Biscuit
Restaurants By Anatol Steven.
21.02.2012
Everything about the appearance of Biscuit, a restaurant that recently popped up in Riga’s upscale embassy district, has a sense and smell of sterile newness about it.
From the just-bought pinewood furniture and freshly sandpapered bookshelves to the perfectly upholstered chairs and neatly renovated red bricks in the ceiling, Biscuit appears ideally poised to take advantage of hungry diplomats with fat expense accounts and pretty employees to take out to lunch. When their conversation becomes sterile, there are always the flat-screen televisions mounted on the walls to entertain wandering eyes. These display a constant, silent feed of Fashion TV. Ubiquitous cocktail-music versions of popular hits provide much of the aural entertainment. Designed, it seems, for old-fashioned British diplomats in particular, Biscuit is not only named after every 19th-century English gentleman’s favorite teatime snack – it’s also conveniently located in the British Embassy’s very basement. That may be its undoing – it’s concealed on one of central Riga’s quietest streets with few wandering passers-by. But we wish the restaurant luck in teasing people in through the doors via word-of-mouth recommendations. The restaurant’s name is a bit misleading as the food is not English but, the waiter says, a mix of Italian and Russian. Risotto and pasta dishes (€7-13) contain seafood, porcini mushrooms and the like, but a better and lighter option is the spinach ravioli with ragout of rabbit (€7). Caesar salads with shrimp (€8) or chicken (€6.25) are also reasonable without being out of this world. Pizza eaters should go for the satisfying pizza with Parma ham and arugula. Fish lovers will appreciate the melt-in-the-mouth dorada fillet with tomato and pepper salad (€10). Like the ribeye steak and other meat dishes, the dorada can also be toasted on an open fire. Russian elements in the menu are hard to spot but take the form of recognizable mainstays such as beef stroganoff. Side dishes for the mains cost extra.

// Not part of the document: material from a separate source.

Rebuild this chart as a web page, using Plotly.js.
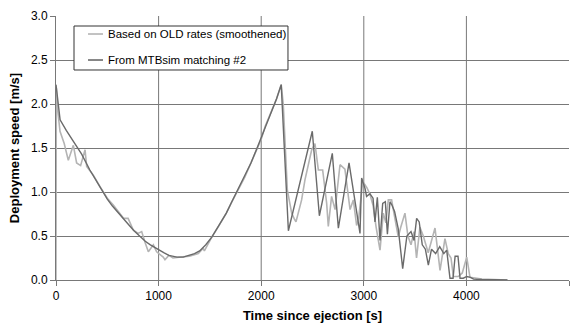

Confusingly, we were charged for the chewy focaccia that was offered to us when we ordered, but not for a complimentary pre-meal “lemon-twist champagne” or a post-meal avocado mini-tatare. It was unclear whether these two tiny but welcome complements of the house were presented to us because the newly opened restaurant was giving them to all guests kind enough to give Biscuit a try, or if they will be handed out indefinitely. Either way, they characterized this most uncharacterizable of dining spots – attractive but slight.